Task prompt:
Reproduce nothing but the lines from the start of the material through the line that includes "ax = fig.add_axes([0.204, 0.173, 0.763, 0.787])", both ends included, and omit every picture.

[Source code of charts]
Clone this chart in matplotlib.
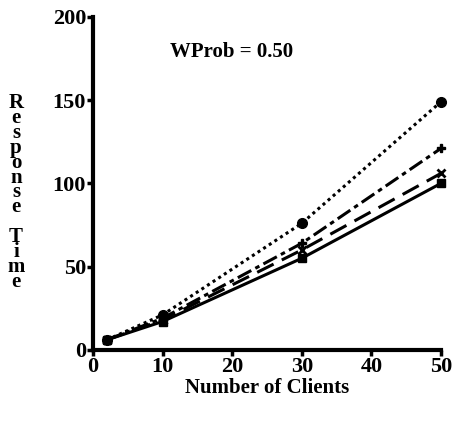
import matplotlib
matplotlib.use('Agg')
import matplotlib.pyplot as plt

# Number of clients on the x axis
clients = [2, 10, 30, 50]

# Response time for each of the four curves
resp_dotted = [6, 21, 76, 149]
resp_dashdot = [6, 19, 64, 121]
resp_dashed = [6, 18, 60, 106]
resp_solid = [6, 17, 55, 100]

xticks = [0, 10, 20, 30, 40, 50]
yticks = [0, 50, 100, 150, 200]

plt.rcParams['font.family'] = ['Liberation Serif', 'DejaVu Serif']

fig = plt.figure(figsize=(4.56, 4.23), dpi=100)
ax = fig.add_axes([0.204, 0.173, 0.763, 0.787])

ax.plot(clients, resp_dotted, color='black', lw=2.2, ls=(0, (1, 1.2)),
        marker='o', ms=7, clip_on=False)
ax.plot(clients, resp_dashdot, color='black', lw=2.2, ls=(0, (5, 1.5, 1.5, 1.5)),
        marker='P', ms=6, clip_on=False)
ax.plot(clients, resp_dashed, color='black', lw=2.2, ls=(0, (6, 3)),
        marker='x', ms=6, mew=2, clip_on=False)
ax.plot(clients, resp_solid, color='black', lw=2.2, ls='-',
        marker='s', ms=6, clip_on=False)

ax.set_xlim(0, 50)
ax.set_ylim(0, 200)
ax.set_xticks(xticks)
ax.set_yticks(yticks)
ax.spines['top'].set_visible(False)
ax.spines['right'].set_visible(False)
ax.spines['left'].set_linewidth(3)
ax.spines['bottom'].set_linewidth(3)
ax.tick_params(direction='out', length=4, width=2.5, labelsize=16, pad=1)
for lab in ax.get_xticklabels() + ax.get_yticklabels():
    lab.set_fontweight('bold')

ax.set_xlabel('Number of Clients', fontsize=15, fontweight='bold', labelpad=1)
fig.text(0.035, 0.545, '\n'.join('Response Time'), fontsize=15, fontweight='bold',
         ha='center', va='center', linespacing=0.66)

ax.text(0.22, 0.88, 'WProb = 0.50', transform=ax.transAxes, fontsize=15,
        fontweight='semibold')

fig.savefig('out.png', dpi=100)
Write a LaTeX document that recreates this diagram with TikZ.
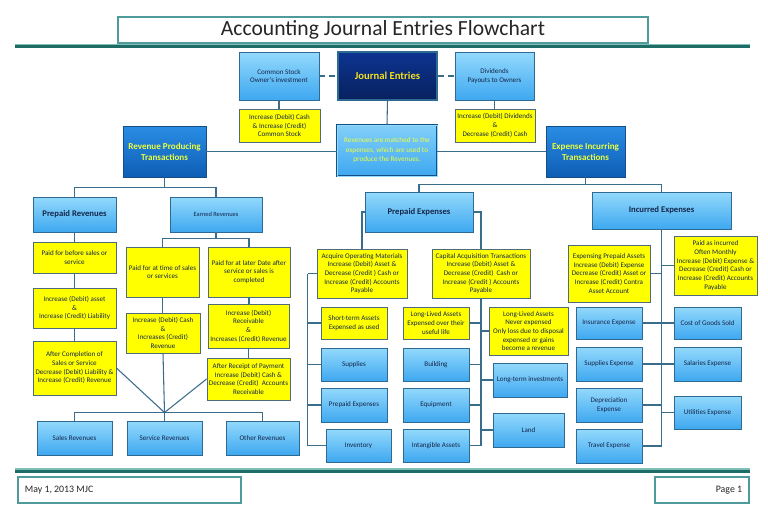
\documentclass[tikz,border=0pt]{standalone}
\usepackage{fontspec}
\setmainfont{Carlito}
\usetikzlibrary{shadows,calc}
\definecolor{lbtop}{HTML}{93D9FC}
\definecolor{lbbot}{HTML}{3EA8F0}
\definecolor{bbord}{HTML}{2F6A92}
\definecolor{yel}{HTML}{FFFF00}
\definecolor{ybord}{HTML}{4F6B7C}
\definecolor{navytext}{HTML}{14264A}
\definecolor{lcol}{HTML}{3A6C8C}
\definecolor{mbtop}{HTML}{2A8DE4}
\definecolor{mbbot}{HTML}{0E5DB4}
\definecolor{mbbord}{HTML}{164F88}
\definecolor{jetop}{HTML}{0D3490}
\definecolor{jebot}{HTML}{08215F}
\definecolor{lime}{HTML}{EEFF3A}
\definecolor{gold}{HTML}{F5E020}
\definecolor{tealL}{HTML}{7FBFB8}
\definecolor{tealD}{HTML}{1D6C66}
\definecolor{tealB}{HTML}{4F9A9A}
% style, name, x1, y1, x2, y2, text  (pixel coordinates, y down)
\newcommand{\bx}[7]{\node[#1, minimum width={(#5-#3)*0.75pt}, minimum height={(#6-#4)*0.75pt}]
  (#2) at ({(#3+#5)/2},{(#4+#6)/2}) {#7};}
\tikzset{
  base/.style={inner sep=0pt, align=center, line width=0.7pt,
    font=\fontsize{5.3}{6.5}\selectfont},
  shad/.style={drop shadow={shadow xshift=1.1pt, shadow yshift=-1.1pt, opacity=0.3}},
  lb/.style={base, shad, draw=bbord, top color=lbtop, bottom color=lbbot, text=navytext},
  lbb/.style={lb, font=\fontsize{6.5}{7.8}\selectfont\bfseries},
  yb/.style={base, shad, draw=ybord, fill=yel, text=navytext},
  mb/.style={base, shad, draw=mbbord, top color=mbtop, bottom color=mbbot, text=lime,
    font=\fontsize{6.8}{8.4}\selectfont\bfseries},
  jebox/.style={base, shad, draw=bbord, top color=jetop, bottom color=jebot, text=gold,
    font=\fontsize{8}{9.6}\selectfont\bfseries, line width=1pt},
  midbox/.style={base, shad, draw=mbbord, double=lbtop, double distance=0.7pt, line width=0.6pt,
    top color=lbtop!80!lbbot, bottom color=lbbot, text=lime,
    font=\fontsize{5.4}{7.1}\selectfont},
  conn/.style={draw=lcol, line width=0.8pt},
  dconn/.style={conn, dash pattern=on 4.5pt off 3pt},
  framebox/.style={draw=tealB, line width=0.8pt, fill=white, inner sep=0pt},
}
\begin{document}
\begin{tikzpicture}[x=0.75pt,y=-0.75pt]
\useasboundingbox (0,0) rectangle (768,512);
\fill[white] (0,0) rectangle (768,512);
% title and rules
\bx{framebox, font=\fontsize{16.2}{19}\selectfont, text=black!85}{title}{118}{17}{648}{43}{Accounting Journal Entries Flowchart}
\draw[tealL, line width=1.2pt] (15,44.6) -- (750,44.6);
\draw[tealD, line width=2pt] (15,46.8) -- (750,46.8);
\draw[tealL, line width=1.2pt] (15,469) -- (750,469);
\draw[tealD, line width=2pt] (15,471.3) -- (750,471.3);
\bx{framebox}{fl}{18}{477}{241}{503}{}
\bx{framebox}{fr}{655}{477}{749}{503}{}
\node[anchor=west, font=\fontsize{7.4}{9}\selectfont, text=black!85] (fltext) at ([xshift=2pt]fl.west) {May 1, 2013 MJC};
\node[anchor=east, font=\fontsize{7.4}{9}\selectfont, text=black!85] (frtext) at ([xshift=-2pt]fr.east) {Page 1};
% header
\bx{lb}{cs}{239}{52}{319}{100}{Common Stock\\Owner's investment}
\bx{jebox}{je}{338}{52}{437}{100}{Journal Entries}
\bx{lb}{dv}{455}{52}{534}{100}{Dividends\\Payouts to Owners}
\bx{yb}{csy}{239}{109}{320}{142}{Increase (Debit) Cash\\\& Increase (Credit)\\Common Stock}
\bx{yb}{dvy}{455}{109}{535}{142}{Increase (Debit) Dividends\\\&\\Decrease (Credit) Cash}
\bx{midbox}{mid}{337}{125}{437}{176}{Revenues are matched to the\\expenses, which are used to\\produce the Revenues.}
\bx{mb}{rpt}{123}{126}{206}{177}{Revenue Producing\\Transactions}
\bx{mb}{eit}{546}{126}{625}{177}{Expense Incurring\\Transactions}
% revenue side
\bx{lbb}{prev}{33}{197}{116}{232}{Prepaid Revenues}
\bx{lb}{ern}{170}{197}{262}{232}{\fontsize{4.8}{6}\selectfont Earned Revenues}
\bx{yb}{pb}{33}{242}{116}{273}{Paid for before sales or\\service}
\bx{yb}{pl}{33}{288}{116}{328}{Increase (Debit) asset\\\&\\Increase (Credit) Liability}
\bx{yb}{pac}{33}{341}{116}{395}{After Completion of\\Sales or Service\\Decrease (Debit) Liability \&\\Increase (Credit) Revenue}
\bx{yb}{pt}{126}{247}{199}{297}{Paid for at time of sales\\or services}
\bx{yb}{plt}{208}{247}{290}{297}{Paid for at later Date after\\service or sales is\\completed}
\bx{yb}{ic}{126}{313}{200}{353}{Increase (Debit) Cash\\\&\\Increases (Credit)\\Revenue}
\bx{yb}{ir}{208}{304}{289}{348}{Increase (Debit)\\Receivable\\\&\\Increases (Credit) Revenue}
\bx{yb}{ar}{207}{358}{290}{400}{After Receipt of Payment\\Increase (Debit) Cash \&\\Decrease (Credit)~~Accounts\\Receivable}
\bx{lb}{sr}{37}{421}{112}{455}{Sales Revenues}
\bx{lb}{svr}{127}{421}{202}{455}{Service Revenues}
\bx{lb}{orv}{226}{421}{299}{455}{Other Revenues}
% expense side
\bx{lbb}{pe}{365}{192}{473}{232}{Prepaid Expenses}
\bx{lbb}{ie}{592}{192}{731}{229}{Incurred Expenses}
\bx{yb}{aom}{317}{249}{407}{298}{Acquire Operating Materials\\Increase (Debit) Asset \&\\Decrease (Credit ) Cash or\\Increase (Credit) Accounts\\Payable}
\bx{yb}{cat}{432}{249}{530}{298}{Capital Acquisition Transactions\\Increase (Debit) Asset \&\\Decrease (Credit)~~Cash or\\Increase (Credit ) Accounts\\Payable}
\bx{yb}{sta}{321}{307}{387}{339}{Short-term Assets\\Expensed as used}
\bx{lb}{sup}{321}{348}{387}{381}{Supplies}
\bx{lb}{ppe}{321}{388}{387}{422}{Prepaid Expenses}
\bx{lb}{inv}{326}{429}{391}{462}{Inventory}
\bx{yb}{lle}{403}{307}{469}{339}{Long-Lived Assets\\Expensed over their\\useful life}
\bx{lb}{bld}{403}{348}{469}{381}{Building}
\bx{lb}{eqp}{403}{388}{469}{422}{Equipment}
\bx{lb}{ia}{403}{429}{469}{462}{Intangible Assets}
\bx{yb}{lln}{489}{307}{568}{355}{Long-Lived Assets\\Never expensed\\Only loss due to disposal\\expensed or gains\\become a revenue}
\bx{lb}{lti}{493}{363}{567}{397}{Long-term investments}
\bx{lb}{land}{493}{413}{564}{447}{Land}
\bx{yb}{epa}{568}{245}{650}{302}{Expensing Prepaid Assets\\Increase (Debit) Expense\\Decrease (Credit) Asset or\\Increase (Credit) Contra\\Asset Account}
\bx{yb}{pai}{674}{236}{757}{295}{Paid as incurred\\Often Monthly\\Increase (Debit) Expense \&\\Decrease (Credit) Cash or\\Increase (Credit) Accounts\\Payable}
\bx{lb}{ins}{576}{307}{642}{339}{Insurance Expense}
\bx{lb}{sue}{576}{347}{642}{381}{Supplies Expense}
\bx{lb}{dep}{576}{388}{642}{422}{Depreciation\\Expense}
\bx{lb}{trv}{576}{429}{642}{463}{Travel Expense}
\bx{lb}{cgs}{674}{307}{741}{339}{Cost of Goods Sold}
\bx{lb}{sal}{674}{347}{741}{381}{Salaries Expense}
\bx{lb}{utl}{674}{396}{741}{429}{Utilities Expense}
% connectors: header
\draw[dconn] (cs.east) -- (je.west);
\draw[dconn] (je.east) -- (dv.west);
\draw[conn] (cs.south) -- (cs.south |- csy.north);
\draw[conn] (dv.south) -- (dv.south |- dvy.north);
\draw[conn] (je.south) -- (mid.north);
\draw[conn] (rpt.east) -- (rpt.east -| mid.west);
\draw[conn] (mid.east |- eit.west) -- (eit.west);
% revenue tree
\draw[conn] (rpt.south) -- ++(0,10) coordinate (j1);
\draw[conn] (j1) -| (prev.north);
\draw[conn] (j1) -| (ern.north);
\draw[conn] (prev.south) -- (pb.north);
\draw[conn] (pb.south) -- (pl.north);
\draw[conn] (pl.south) -- (pac.north);
\draw[conn] (ern.south) -- ++(0,6) coordinate (j2);
\draw[conn] (j2) -| (pt.north);
\draw[conn] (j2) -| (plt.north);
\draw[conn] (pt.south) -- (pt.south |- ic.north);
\draw[conn] (plt.south) -- (plt.south |- ir.north);
\draw[conn] (ir.south) -- (ir.south |- ar.north);
\coordinate (J) at ($(svr.north)+(0,-8)$);
\draw[conn] (pac.east) -- (J);
\draw[conn] (ic.south) -- (J);
\draw[conn] (ar.west) -- (J);
\draw[conn] (J) -- (svr.north);
\draw[conn] (sr.north) -- (sr.north |- J) -| (orv.north);
% expense tree
\draw[conn] (eit.south) -- ++(0,7) coordinate (j3);
\draw[conn] (j3) -| (pe.north);
\draw[conn] (j3) -| (ie.north);
\draw[conn] (pe.west) -| (aom.north);
\draw[conn] (pe.east) -| (cat.north);
\draw[conn] (aom.west) -- ++(-9,0) coordinate (k1);
\draw[conn] (k1) |- (inv.west);
\draw[conn] (k1 |- sta.west) -- (sta.west);
\draw[conn] (k1 |- sup.west) -- (sup.west);
\draw[conn] (k1 |- ppe.west) -- (ppe.west);
\draw[conn] (cat.south) |- (ia.east);
\draw[conn] (cat.south |- lle.east) -- (lle.east);
\draw[conn] (cat.south |- lln.west) -- (lln.west);
\draw[conn] (cat.south |- bld.east) -- (bld.east);
\draw[conn] (cat.south |- lti.west) -- (lti.west);
\draw[conn] (cat.south |- eqp.east) -- (eqp.east);
\draw[conn] (cat.south |- land.west) -- (land.west);
\draw[conn] (ie.south) |- (trv.east);
\draw[conn] (epa.east) -- (epa.east -| ie.south);
\draw[conn] (ie.south |- pai.west) -- (pai.west);
\draw[conn] (ins.east) -- (cgs.west);
\draw[conn] (sue.east) -- (sal.west);
\draw[conn] (dep.east) -- (dep.east -| ie.south);
\draw[conn] (ie.south |- utl.west) -- (utl.west);
\end{tikzpicture}
\end{document}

In response:
Clone this chart in matplotlib.
import matplotlib
matplotlib.use('Agg')
import matplotlib.pyplot as plt

# Number of clients on the x axis
clients = [2, 10, 30, 50]

# Response time for each of the four curves
resp_dotted = [6, 21, 76, 149]
resp_dashdot = [6, 19, 64, 121]
resp_dashed = [6, 18, 60, 106]
resp_solid = [6, 17, 55, 100]

xticks = [0, 10, 20, 30, 40, 50]
yticks = [0, 50, 100, 150, 200]

plt.rcParams['font.family'] = ['Liberation Serif', 'DejaVu Serif']

fig = plt.figure(figsize=(4.56, 4.23), dpi=100)
ax = fig.add_axes([0.204, 0.173, 0.763, 0.787])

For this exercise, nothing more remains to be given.